Annual report pursuant to Section 13 and 15(d)

Subsequent Events

v3.21.1
Subsequent Events
12 Months Ended
Dec. 31, 2020
Subsequent Events [Abstract]  
Subsequent Events

18. SUBSEQUENT EVENTS

 

Foreign Currency Exchange Rates

 

The Argentine Peso to United States Dollar exchange rate was 92.3194, 84.0747 and 59.8979 at April 11, 2021, December 31, 2020 and December 31, 2019, respectively.

 

The British pound to United States dollar exchange rate was 0.7293, 0.7325 and 0.7541 at April 11, 2021, December 31, 2020 and December 31, 2019, respectively.

 

Units

 

As part of the Unit offering that commenced in October 2020, the Company received $439,000 between January 1, 2021 and terminating on January 8, 2021, from accredited investors with a substantive pre-existing relationship with the Company.

 

On February 19, 2021, the Company closed an underwritten public offering Units at an offering price of $6.00 per Unit. The Company sold and issued an aggregate of 1,333,334 shares of common stock and 1,533,333 warrants, for approximate gross proceeds of $8.0 million, before deducting underwriting discounts and commissions and estimated offering expenses, and issued the representative of such underwriters a common stock purchase warrant exercisable for up to 15,333 shares of common stock.

 

Common Stock

 

Effective February 16, 2021, the Company filed an Amended and Restated Certificate of Incorporation (the “Certificate of Incorporation”) with the Secretary of State of the State of Delaware to effect a reverse stock split of the Common Stock at a ratio of 15-for-1 (the “Reverse Split”).

 

There were no fractional shares issued as a result of the Reverse Split.
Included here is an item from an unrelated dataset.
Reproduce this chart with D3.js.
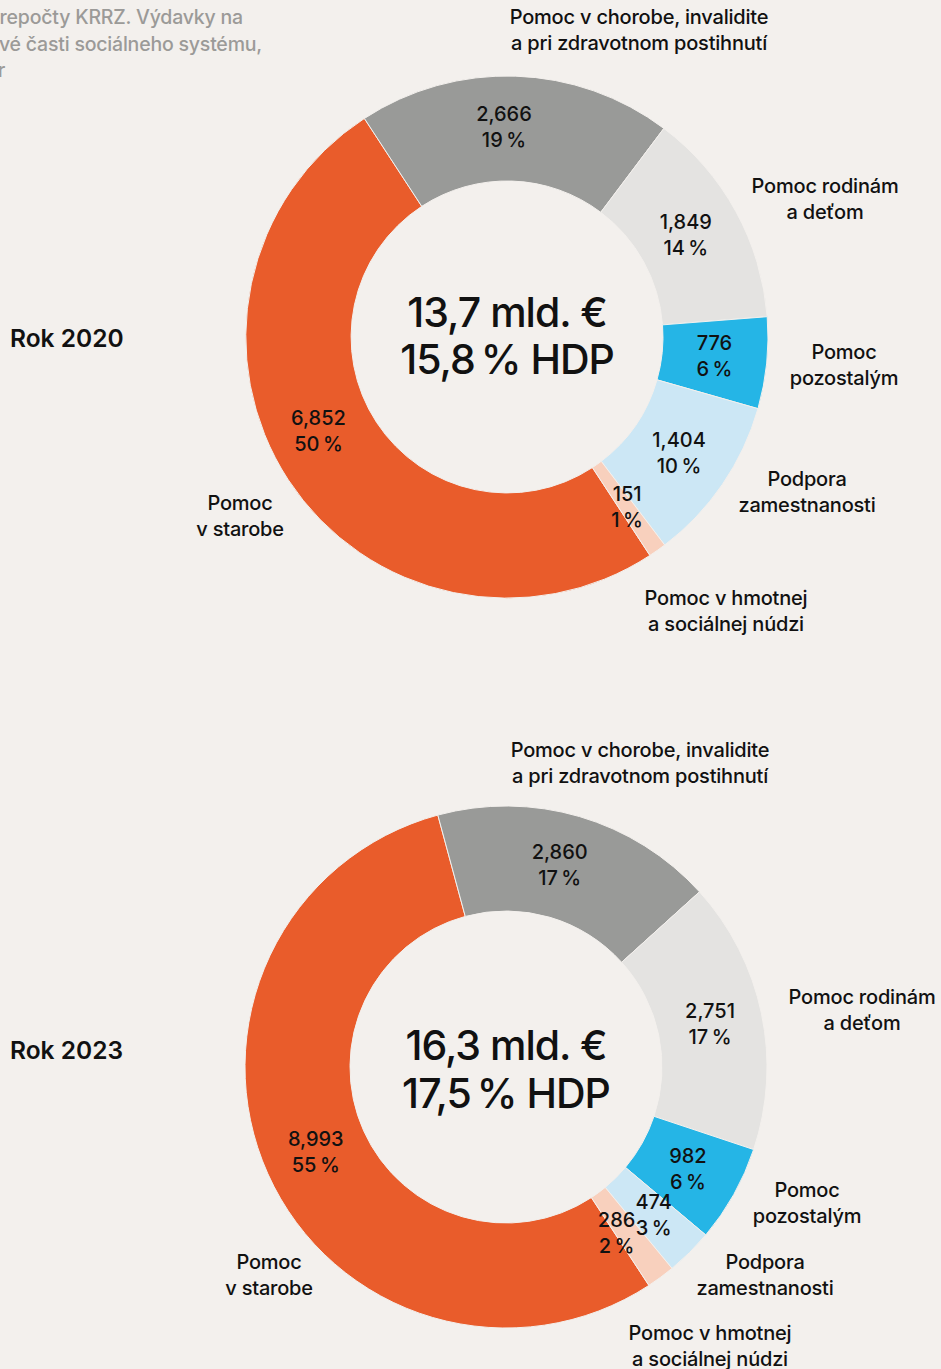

All fractional shares as a result of the Reverse Split were rounded up to the nearest whole number. The total number of the Company’s authorized shares of Common Stock or preferred stock was not be affected by the foregoing. As a result, after giving effect to the Reverse Split, the Company remains authorized to issue a total of 150,000,000 shares of Common Stock.

  

On January 8, 2021, the Company issued 237,012 shares of common stock and warrants to purchase 237,012 shares of common stock in total to Mr. Griffin and JLAL Holdings Ltd., reflecting a conversion of $1,163,354 in principal and $258,714 in interest.

 

Series B Preferred Stock

 

Effective February 16, 2021, as a result of the listing of the Common Stock on Nasdaq, all outstanding shares of Series B were converted into 600,713 shares of Common Stock.

 

Public Offering

 

On February 19, 2021, the Company closed on an underwritten public offering of 1,333,334 Units at $6.00 per unit for approximate gross proceeds of $8 million, before deducting underwriting discounts and commissions and estimated offering expenses.

 

The closing of the Offering occurred on February 19, 2021. In connection with the Offering, the Company uplisted its Common Stock on the Nasdaq Capital Market (“Nasdaq”) effective as of February 16, 2021, and the Common Stock commenced trading on Nasdaq effective as of February 17, 2021 under the symbol “VINO”.

 

Employment Agreement

 

On April 7, 2021, the Company paid a total of $58,001 to Mr. Mathis in connection with his deferred compensation. (See Note 17 – Commitments and Contingencies)

  

PPP Loan

 

On March 26, 2021, the Company obtained forgiveness on the PPP Loan in full. However, the Company may still be subject to state income tax on such forgiveness.

 

Lease Agreement

 

On April 8, 2021, GGI entered into a lease agreement to lease a retail space in Miami, Florida for 7 years at $26,758 per month, plus applicable sales tax. The base rent is subject to increase at the beginning of the second and each subsequent lease year during the term by an amount equal to 3% of the base rent.